Plants are able to survive in all kinds of environments. A main focus of our work is trying to understand how they do that – which genes are important for adaptation, and how these genes help mediate the interactions between plants and their environment.
The dual goal of our research is to get better insights into the mechanisms of adaptation, and to identify genes and adaptive strategies that can help develop better, more sustainable crops that are more productive, require fewer external inputs, are more resistant to stresses, and reduce agriculture’s carbon footprint.
From the symbolic summer garden ornamental plants to industry-scale oil production, sunflowers are important crops that have been domesticated for thousands of years by humans. But the most interesting feature about sunflowers is its phenotypic diversity in nature. Wild sunflower species grow in a variety of, often hostile, environments like sand dunes, deserts, and salt marshes. Some species even thrive under human-disturbed locations including road sides.
Climate adaptation in wild sunflowers
Using large-scale GWAS and GEAS in wild sunflower populations, we have identified dozens of loci controlling adaptive traits or associated with climate variables.
We are now characterizing the genes controlling this adaptive variation, to understand their function, how they affect plant development and fitness in nature, and if they can contribute to improve yield and sustainability of cultivated sunflower.
We are particularly interested in the role of large chromosomal inversions (haploblocks), which act like supergenes controlling and maintaining complex adaptations in sunflower ecotypes.
Adaptive colour variation
Colour is a quintessentially adaptive trait. We are studying colour variation in sunflower inflorescences and seeds, to understand how this variation is regulated at the genetic level, and its role in adaptation.
In particular, we are interested in ultraviolet floral patterns and seed camouflage. Floral UV patterns are highly variables in wild sunflower populations; we found that this variation is controlled by a single transcription factor, and helps plants both to attract pollinators and to reduce water losses in dry climates.
In desert sunflowers, seed colour often matches the colour of the soil. We found that colour variation is a defensive camouflage mechanisms preventing bird predation, and are studying its genetic and phytochemical basis.
Cannabis is one of the oldest cultivated plants, and has been domesticated for a number of uses (medicinal/recreational, seeds and fiber production). However, there is still much that we don’t know about this plant, since it has been largely illegal to grow and study it for the past several decades. Our work focuses on understanding cannabis diversity and domestication, and on developing cannabis strains that are more resistant and have a smaller carbon footprint.
Genomic resource development
We have developed a number of genomics resources and dataset to support cannabis research and breeding.
This includes a cannabis pangenome, composed of 12 novel chomosome-level-diploid assemblies, and a 537-strong, fully re-sequenced Cannabis Diversity (CanD) association mapping population.

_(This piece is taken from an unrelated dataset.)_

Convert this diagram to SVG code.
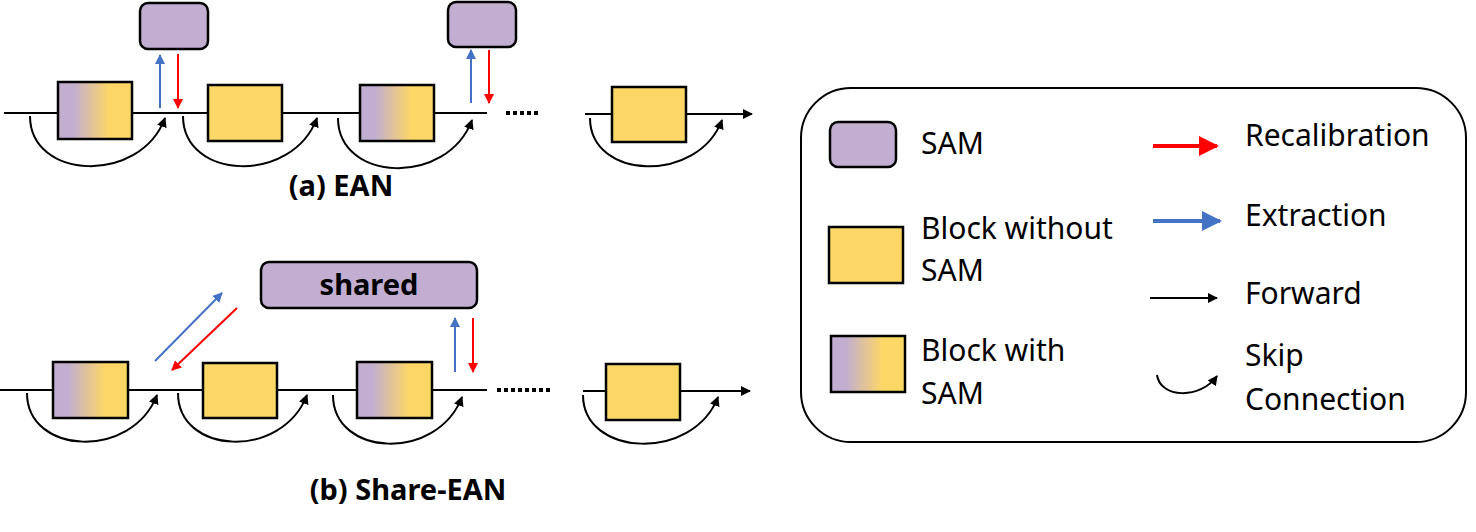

Among other things, we are using these resources to study the structure and evolution of sex chromosomes in cannabis. We are also using herbarium genomics to obtain a better understanding of cannabis diversity throughout its range, and of its domestication history.
Sustainable crop improvement
While drug-type cannabis has become a major crop in the past few years, it lacks many desirable agronomic characteristics. We are collaborating with industry partners to identify genes that can be used for cannabis improvement.

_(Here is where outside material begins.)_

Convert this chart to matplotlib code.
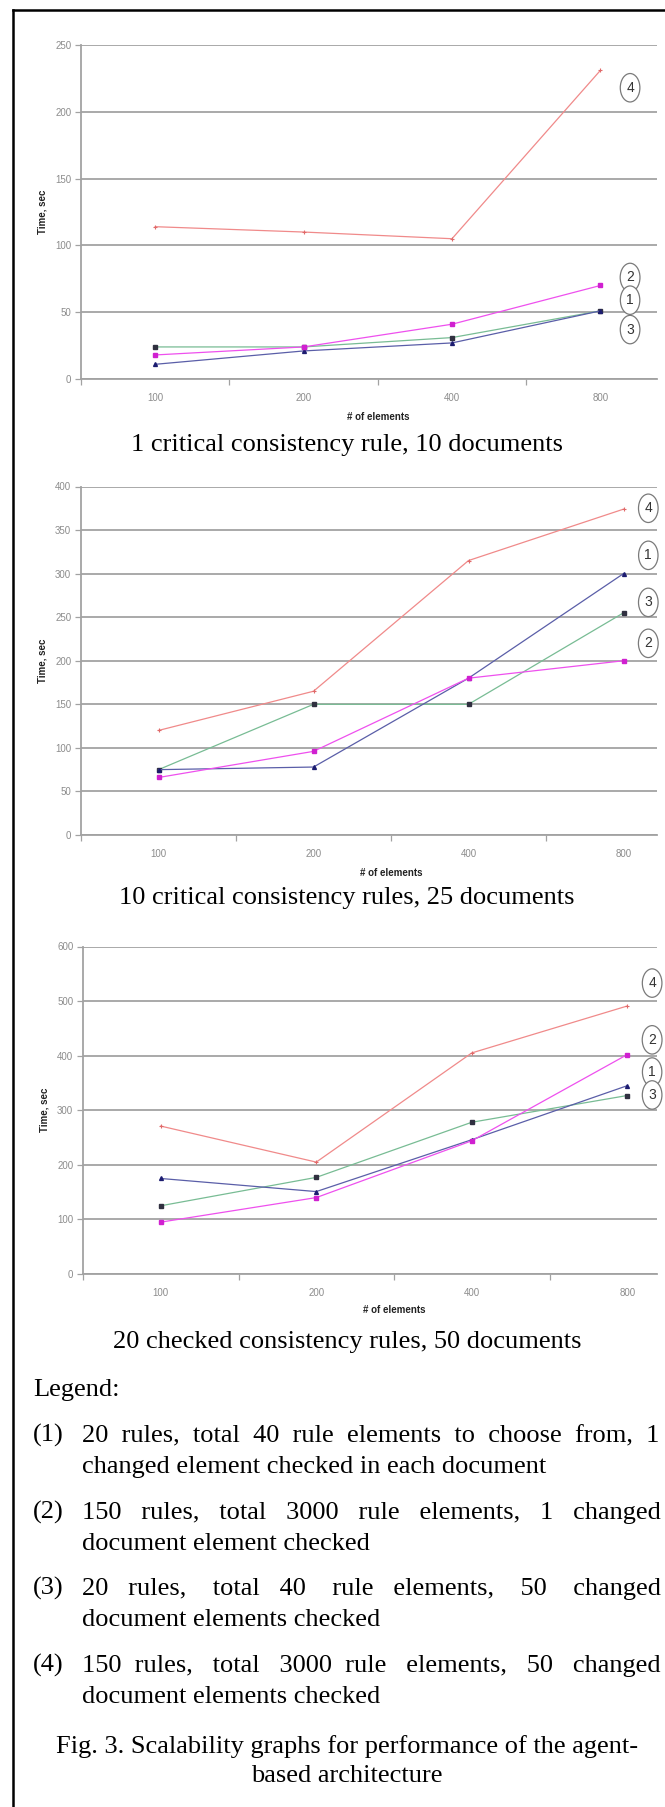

One of the major problems in cannabis cultivation is powdery mildew, a fungal disease that can compromise entire growth rooms. We are using our CanD population to identify and characterize loci conferring resistance to this disease.
We also aim at reducing the enormous carbon footprint associated with indoor cannabis cultivation, by identifying genes and traits that will be used to develop high-quality field-grown cannabis varieties.